Head out to Highway 101 and towards the town of Sequim to our next Rhodie filled park. Miller Peninsula is one of the newer parks for the Washington State Parks Commission and is still considered an undeveloped property. Several volunteer groups, including the Washington Trails Association, have been busy improving the trails for hikers, mountain bikers, and horseback riders and in recent years a paved parking lot with outhouse and horse ramp have been added. While I have seen wild Rhododendron in all parts of the park, for more intimate views of Rhodies hike along the short parking lot loop trail. You will see pink even before you lock your car and by the end of your walk you will feel as if the joyous pink flowers are your best friends.

We have time for one last park is on this little road trip - Sequim Bay State Park. This little park is known for being a fisherman and birding park but the flowers are not to be missed. You really don’t even need to walk far. Park at the upper parking lot just inside the park gate and walk along the road through the campground. Better yet, walk or bike along the Olympic Discovery trail where Rhodies line the way as if cheering you on to a perfect day.

Directions from Port Townsend (29 miles between parks):
To Old Fort Townsend - Head south on Highway 20 to Old Fort Townsend Rd and turn left. Follow to the park – trail access is along the road and past the ranger’s quarters near the RV camping area.
To Anderson Lake – Drive back to Highway 20 on Old Fort Townsend Rd and turn left. In 1.5 miles you’ll come to a junction with Highway 19, veer left onto Highway 19. Follow this for 4 miles to Anderson Lake Rd and turn right. The park will be on your right in 2 miles.
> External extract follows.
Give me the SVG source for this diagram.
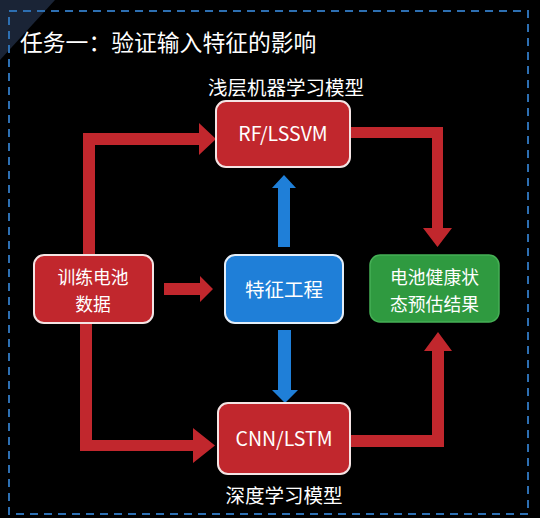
<svg xmlns="http://www.w3.org/2000/svg" width="540" height="518" viewBox="0 0 540 518">
<style>
.t{font-family:"Noto Sans CJK SC","Noto Sans",sans-serif;fill:#ffffff;}
.c{text-anchor:middle;font-size:19.5px;}
.s{font-size:17.8px;}
.red{fill:#c1272d;}
.blue{fill:#1f7fd8;}
.box-r{fill:#c1272d;stroke:#f4e4e4;stroke-width:2;}
.box-b{fill:#1f7fd8;stroke:#e4eef8;stroke-width:2;}
.box-g{fill:#2f9a40;stroke:#45b055;stroke-width:1.5;}
</style>
<rect x="0" y="0" width="540" height="518" fill="#000000"/>
<polygon points="0,0 55,0 0,60" fill="#1a2436"/>
<rect x="9" y="11" width="519" height="503" fill="none" stroke="#2d6fb2" stroke-width="2" stroke-dasharray="8 6"/>
<text class="t" x="20" y="51" font-size="22.8">任务一：验证输入特征的影响</text>
<text class="t c" x="286" y="95">浅层机器学习模型</text>
<text class="t c" x="284" y="503">深度学习模型</text>

<g id="connectors">
  <polygon class="red" points="83,255 83,133 199,133 199,123 216,139 199,155 199,145 95,145 95,255"/>
  <polygon class="red" points="80,323 80,451 193,451 193,463 215,445.5 193,428 193,440 92,440 92,323"/>
  <polygon class="red" points="164,283 200,283 200,276 213,289 200,302 200,295 164,295"/>
  <polygon class="red" points="350,127 443,127 443,228 452,228 437.5,247 423,228 432,228 432,138 350,138"/>
  <polygon class="red" points="350,447 444,447 444,351 452,351 438,332 424,351 432,351 432,435 350,435"/>
  <polygon class="blue" points="278,247 278,188 272,188 284,175 296,188 290,188 290,247"/>
  <polygon class="blue" points="278,330 278,390 272,390 285,403 298,390 291,390 291,330"/>
</g>

<g id="rf">
  <rect class="box-r" x="216" y="101" width="134" height="66" rx="10"/>
  <text class="t c" x="283" y="141">RF/LSSVM</text>
</g>
<g id="train">
  <rect class="box-r" x="34" y="255" width="119" height="68" rx="10"/>
  <text class="t c s" x="93" y="284">训练电池</text>
  <text class="t c s" x="93" y="310.5">数据</text>
</g>
<g id="feature">
  <rect class="box-b" x="225" y="255" width="118" height="68" rx="10"/>
  <text class="t c" x="284" y="297">特征工程</text>
</g>
<g id="result">
  <rect class="box-g" x="370" y="255" width="129" height="67" rx="10"/>
  <text class="t c s" x="434.5" y="284">电池健康状</text>
  <text class="t c s" x="434.5" y="310.5">态预估结果</text>
</g>
<g id="cnn">
  <rect class="box-r" x="218" y="403" width="132" height="71" rx="10"/>
  <text class="t c" x="284" y="446">CNN/LSTM</text>
</g>
</svg>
To Miller Peninsula – Leave Anderson Lake State Park and turn right, this will take you back to Highway 20. Once there turn left and follow until you reach Highway 101. Turn right towards Sequim and Port Angeles, drive another 8 miles to Diamond Point Rd and turn right. The parking lot is on your left about a mile down the road.
To Sequim Bay – Return to Highway 101 by Diamond Point Rd and turn right. Drive 5 ½ miles to the park located on your right.